(WHAT THE TASK REQUIRES):
Your task is to gather the lines below that hold the string "this".

Part of a data file
_ _ _ _
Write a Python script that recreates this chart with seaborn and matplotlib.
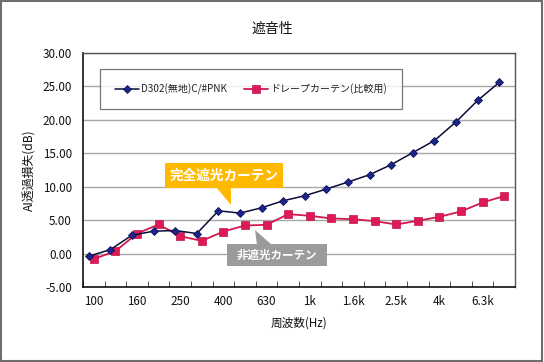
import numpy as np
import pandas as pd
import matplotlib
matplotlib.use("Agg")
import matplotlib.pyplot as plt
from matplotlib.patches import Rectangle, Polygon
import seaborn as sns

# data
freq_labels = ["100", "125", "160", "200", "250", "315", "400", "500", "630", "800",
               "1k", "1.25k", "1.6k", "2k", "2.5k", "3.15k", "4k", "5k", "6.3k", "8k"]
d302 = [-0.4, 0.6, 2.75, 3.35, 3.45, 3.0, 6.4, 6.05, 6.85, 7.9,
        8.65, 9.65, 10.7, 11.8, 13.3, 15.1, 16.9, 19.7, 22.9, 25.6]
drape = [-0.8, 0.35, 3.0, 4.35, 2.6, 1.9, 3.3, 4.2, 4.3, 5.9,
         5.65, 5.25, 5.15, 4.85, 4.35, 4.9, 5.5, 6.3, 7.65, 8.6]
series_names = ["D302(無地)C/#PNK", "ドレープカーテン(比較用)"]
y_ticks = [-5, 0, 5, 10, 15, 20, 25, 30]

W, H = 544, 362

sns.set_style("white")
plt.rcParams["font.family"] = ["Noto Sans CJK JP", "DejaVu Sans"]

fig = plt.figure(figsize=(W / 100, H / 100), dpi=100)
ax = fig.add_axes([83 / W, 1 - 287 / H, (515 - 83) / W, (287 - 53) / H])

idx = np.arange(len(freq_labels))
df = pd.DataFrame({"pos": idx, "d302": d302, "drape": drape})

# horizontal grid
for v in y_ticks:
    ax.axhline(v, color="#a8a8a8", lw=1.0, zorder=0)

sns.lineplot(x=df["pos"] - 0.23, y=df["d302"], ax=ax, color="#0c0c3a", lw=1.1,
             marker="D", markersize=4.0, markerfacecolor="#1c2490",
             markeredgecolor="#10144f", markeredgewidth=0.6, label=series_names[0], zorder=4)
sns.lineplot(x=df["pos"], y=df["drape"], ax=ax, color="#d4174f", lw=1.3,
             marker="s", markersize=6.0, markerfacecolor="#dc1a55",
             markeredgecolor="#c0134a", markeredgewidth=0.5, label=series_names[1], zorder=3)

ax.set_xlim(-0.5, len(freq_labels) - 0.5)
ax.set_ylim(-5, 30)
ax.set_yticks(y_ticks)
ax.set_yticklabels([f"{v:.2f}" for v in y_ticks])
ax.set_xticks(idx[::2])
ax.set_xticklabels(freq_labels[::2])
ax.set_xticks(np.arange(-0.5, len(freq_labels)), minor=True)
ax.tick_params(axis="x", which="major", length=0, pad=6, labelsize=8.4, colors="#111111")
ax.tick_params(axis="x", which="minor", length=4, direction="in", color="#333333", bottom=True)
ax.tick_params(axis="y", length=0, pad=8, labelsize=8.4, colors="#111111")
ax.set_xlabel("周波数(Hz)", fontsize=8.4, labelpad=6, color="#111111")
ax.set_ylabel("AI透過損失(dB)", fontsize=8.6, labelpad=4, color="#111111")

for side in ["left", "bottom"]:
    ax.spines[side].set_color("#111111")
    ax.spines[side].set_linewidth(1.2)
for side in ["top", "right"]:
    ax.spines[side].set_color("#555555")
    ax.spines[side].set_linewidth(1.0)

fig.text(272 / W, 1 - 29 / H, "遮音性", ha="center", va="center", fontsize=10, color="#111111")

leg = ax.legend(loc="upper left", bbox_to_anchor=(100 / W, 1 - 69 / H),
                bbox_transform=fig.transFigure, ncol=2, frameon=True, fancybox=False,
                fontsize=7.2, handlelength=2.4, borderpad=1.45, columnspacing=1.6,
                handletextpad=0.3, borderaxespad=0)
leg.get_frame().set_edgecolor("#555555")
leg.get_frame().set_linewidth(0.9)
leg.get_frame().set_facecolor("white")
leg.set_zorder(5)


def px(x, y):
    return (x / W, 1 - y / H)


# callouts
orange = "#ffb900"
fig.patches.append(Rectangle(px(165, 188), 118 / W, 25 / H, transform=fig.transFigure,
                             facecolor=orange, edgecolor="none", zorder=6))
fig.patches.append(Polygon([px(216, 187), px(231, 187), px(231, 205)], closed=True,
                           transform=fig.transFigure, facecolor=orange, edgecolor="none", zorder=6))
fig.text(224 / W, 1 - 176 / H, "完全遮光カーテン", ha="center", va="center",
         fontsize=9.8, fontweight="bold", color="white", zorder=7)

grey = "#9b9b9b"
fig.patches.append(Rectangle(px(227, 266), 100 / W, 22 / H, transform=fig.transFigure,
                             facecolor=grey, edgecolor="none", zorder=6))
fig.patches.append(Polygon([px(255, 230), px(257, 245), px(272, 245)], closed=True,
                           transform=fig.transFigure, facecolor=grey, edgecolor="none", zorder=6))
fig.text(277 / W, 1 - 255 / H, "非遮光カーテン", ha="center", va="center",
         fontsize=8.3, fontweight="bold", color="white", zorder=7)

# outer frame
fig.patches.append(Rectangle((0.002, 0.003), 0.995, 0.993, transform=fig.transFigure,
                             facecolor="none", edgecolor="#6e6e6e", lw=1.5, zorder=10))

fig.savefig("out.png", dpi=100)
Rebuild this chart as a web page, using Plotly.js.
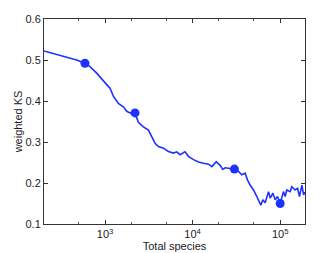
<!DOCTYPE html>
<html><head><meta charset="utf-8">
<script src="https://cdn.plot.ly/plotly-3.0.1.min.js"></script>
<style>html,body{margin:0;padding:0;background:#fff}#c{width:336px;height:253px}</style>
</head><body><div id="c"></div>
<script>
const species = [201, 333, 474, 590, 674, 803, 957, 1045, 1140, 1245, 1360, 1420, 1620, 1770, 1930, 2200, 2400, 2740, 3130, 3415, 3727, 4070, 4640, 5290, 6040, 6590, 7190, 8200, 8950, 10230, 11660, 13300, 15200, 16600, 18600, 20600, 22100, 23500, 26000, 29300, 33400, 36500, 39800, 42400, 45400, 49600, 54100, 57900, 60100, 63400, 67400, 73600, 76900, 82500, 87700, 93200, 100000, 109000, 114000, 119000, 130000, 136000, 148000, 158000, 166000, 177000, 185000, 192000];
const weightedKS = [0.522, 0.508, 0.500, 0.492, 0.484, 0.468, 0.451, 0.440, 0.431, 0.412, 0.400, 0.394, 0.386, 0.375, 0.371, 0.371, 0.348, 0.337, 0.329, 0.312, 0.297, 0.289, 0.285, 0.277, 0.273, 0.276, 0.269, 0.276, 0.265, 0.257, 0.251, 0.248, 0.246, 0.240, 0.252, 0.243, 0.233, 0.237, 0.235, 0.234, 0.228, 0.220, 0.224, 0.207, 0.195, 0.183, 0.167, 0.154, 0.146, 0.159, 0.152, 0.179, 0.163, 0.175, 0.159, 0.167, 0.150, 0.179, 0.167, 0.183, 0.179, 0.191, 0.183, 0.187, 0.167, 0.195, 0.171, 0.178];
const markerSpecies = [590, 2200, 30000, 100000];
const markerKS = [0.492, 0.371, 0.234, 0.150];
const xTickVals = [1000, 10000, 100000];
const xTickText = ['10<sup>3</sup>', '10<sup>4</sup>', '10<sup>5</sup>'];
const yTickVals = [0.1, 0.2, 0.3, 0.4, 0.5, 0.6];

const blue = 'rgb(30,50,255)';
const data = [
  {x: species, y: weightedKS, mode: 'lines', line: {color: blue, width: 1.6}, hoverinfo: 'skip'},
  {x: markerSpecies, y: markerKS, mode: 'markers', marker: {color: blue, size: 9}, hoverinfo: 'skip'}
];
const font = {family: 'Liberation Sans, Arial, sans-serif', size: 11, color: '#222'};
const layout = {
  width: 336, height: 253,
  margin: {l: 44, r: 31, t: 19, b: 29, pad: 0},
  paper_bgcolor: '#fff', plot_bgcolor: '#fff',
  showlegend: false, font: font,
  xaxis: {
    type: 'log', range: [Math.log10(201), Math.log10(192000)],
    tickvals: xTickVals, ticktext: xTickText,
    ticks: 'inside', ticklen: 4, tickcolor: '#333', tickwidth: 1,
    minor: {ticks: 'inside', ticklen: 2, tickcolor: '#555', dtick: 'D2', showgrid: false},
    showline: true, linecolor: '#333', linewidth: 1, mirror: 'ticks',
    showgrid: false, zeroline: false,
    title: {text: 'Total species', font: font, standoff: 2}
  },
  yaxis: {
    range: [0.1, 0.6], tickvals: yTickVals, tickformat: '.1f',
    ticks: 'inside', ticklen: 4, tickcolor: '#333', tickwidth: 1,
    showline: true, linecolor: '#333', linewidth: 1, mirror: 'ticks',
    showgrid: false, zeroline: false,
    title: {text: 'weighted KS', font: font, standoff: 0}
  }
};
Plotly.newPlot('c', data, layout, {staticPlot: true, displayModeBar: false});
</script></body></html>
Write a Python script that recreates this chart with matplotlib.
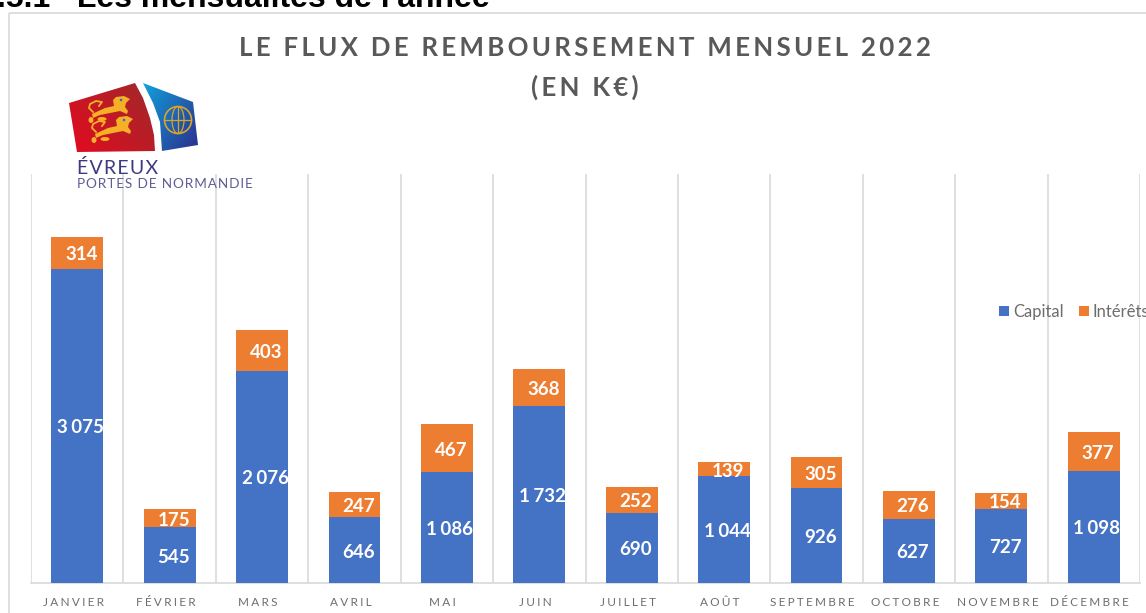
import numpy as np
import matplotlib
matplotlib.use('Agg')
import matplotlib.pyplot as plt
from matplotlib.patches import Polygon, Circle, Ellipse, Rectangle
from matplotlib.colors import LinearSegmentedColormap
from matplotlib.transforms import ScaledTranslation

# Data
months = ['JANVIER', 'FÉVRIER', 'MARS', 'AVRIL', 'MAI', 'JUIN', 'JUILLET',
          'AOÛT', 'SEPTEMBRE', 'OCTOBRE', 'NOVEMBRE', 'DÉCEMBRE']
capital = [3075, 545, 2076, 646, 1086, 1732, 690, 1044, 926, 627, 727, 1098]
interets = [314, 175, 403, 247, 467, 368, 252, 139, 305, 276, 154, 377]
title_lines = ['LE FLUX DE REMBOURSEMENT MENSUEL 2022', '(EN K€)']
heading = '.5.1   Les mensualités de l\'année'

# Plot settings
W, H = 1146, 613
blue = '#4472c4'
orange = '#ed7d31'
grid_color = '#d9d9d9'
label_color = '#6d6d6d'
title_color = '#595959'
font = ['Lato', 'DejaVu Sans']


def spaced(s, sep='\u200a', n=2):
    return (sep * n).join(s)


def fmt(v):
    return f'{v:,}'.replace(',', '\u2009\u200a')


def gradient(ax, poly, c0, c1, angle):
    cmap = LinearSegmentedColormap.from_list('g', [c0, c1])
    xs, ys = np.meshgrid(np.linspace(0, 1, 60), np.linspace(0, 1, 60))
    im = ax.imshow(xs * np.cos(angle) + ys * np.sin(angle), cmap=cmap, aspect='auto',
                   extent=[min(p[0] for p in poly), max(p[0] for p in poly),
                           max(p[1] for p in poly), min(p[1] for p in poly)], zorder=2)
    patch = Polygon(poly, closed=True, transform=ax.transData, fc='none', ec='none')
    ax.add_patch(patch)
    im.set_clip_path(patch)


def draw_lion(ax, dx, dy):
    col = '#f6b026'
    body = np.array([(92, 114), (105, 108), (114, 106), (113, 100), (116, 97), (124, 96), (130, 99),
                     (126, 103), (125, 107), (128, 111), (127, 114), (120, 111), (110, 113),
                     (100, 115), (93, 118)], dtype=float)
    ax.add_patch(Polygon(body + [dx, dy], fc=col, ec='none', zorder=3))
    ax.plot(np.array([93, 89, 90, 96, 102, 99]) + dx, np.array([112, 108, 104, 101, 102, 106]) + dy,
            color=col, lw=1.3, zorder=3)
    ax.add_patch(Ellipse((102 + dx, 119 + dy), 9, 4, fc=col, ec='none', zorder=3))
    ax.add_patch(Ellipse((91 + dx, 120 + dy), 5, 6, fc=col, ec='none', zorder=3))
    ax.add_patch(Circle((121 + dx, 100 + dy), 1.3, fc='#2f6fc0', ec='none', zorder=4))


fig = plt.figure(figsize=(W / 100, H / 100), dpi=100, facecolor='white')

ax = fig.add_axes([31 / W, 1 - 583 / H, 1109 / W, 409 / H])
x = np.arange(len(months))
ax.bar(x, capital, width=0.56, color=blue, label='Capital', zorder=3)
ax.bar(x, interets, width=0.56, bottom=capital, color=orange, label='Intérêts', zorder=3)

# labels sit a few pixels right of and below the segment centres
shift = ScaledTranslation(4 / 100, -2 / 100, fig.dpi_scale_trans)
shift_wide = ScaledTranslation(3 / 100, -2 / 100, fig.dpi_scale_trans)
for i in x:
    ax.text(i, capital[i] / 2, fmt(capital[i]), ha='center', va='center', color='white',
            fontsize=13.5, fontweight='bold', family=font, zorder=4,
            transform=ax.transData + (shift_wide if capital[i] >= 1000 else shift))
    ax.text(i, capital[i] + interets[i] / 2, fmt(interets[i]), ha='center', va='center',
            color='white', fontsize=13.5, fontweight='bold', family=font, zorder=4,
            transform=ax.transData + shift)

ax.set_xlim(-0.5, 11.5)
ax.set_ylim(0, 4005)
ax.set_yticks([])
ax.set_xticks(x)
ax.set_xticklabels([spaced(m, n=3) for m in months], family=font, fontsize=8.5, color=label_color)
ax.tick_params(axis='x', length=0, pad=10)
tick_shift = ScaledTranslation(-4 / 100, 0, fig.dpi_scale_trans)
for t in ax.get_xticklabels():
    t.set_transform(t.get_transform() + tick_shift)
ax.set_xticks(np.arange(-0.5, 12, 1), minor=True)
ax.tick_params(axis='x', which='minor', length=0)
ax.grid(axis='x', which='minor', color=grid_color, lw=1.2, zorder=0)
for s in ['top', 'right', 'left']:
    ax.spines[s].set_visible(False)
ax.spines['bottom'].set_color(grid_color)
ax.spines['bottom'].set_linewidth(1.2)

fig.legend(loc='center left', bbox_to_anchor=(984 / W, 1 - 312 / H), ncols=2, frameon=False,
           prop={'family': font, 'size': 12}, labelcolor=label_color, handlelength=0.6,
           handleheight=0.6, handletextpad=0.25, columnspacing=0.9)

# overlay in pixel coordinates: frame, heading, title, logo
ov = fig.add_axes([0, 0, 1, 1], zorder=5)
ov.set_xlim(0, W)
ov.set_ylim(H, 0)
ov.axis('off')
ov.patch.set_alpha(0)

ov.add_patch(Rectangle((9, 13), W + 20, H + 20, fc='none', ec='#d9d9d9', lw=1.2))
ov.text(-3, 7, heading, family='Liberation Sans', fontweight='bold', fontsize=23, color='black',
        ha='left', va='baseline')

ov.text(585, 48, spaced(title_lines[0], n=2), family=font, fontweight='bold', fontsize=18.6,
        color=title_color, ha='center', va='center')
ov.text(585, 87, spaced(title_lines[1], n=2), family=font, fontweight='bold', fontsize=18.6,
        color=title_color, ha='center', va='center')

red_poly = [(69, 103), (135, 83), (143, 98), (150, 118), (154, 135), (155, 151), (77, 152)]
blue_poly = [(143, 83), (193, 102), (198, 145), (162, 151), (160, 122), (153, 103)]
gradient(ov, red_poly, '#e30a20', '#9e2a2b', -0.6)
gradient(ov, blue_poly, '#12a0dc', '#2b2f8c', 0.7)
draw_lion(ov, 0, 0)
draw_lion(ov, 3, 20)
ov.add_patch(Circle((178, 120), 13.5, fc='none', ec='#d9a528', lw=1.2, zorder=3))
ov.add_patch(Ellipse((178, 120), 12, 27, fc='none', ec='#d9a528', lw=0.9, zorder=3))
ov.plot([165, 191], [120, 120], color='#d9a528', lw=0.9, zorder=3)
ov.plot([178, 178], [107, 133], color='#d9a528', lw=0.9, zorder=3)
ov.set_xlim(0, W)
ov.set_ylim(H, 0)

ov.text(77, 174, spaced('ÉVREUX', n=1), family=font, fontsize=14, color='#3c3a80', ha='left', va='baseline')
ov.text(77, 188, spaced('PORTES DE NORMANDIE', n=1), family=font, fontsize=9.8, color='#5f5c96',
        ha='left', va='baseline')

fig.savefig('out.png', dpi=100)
_ _ _ _
(RESPONSE TO THE TASK):
Write a Python script that recreates this chart with seaborn and matplotlib.
Rebuild this chart as a web page, using Plotly.js.
Write a Python script that recreates this chart with matplotlib.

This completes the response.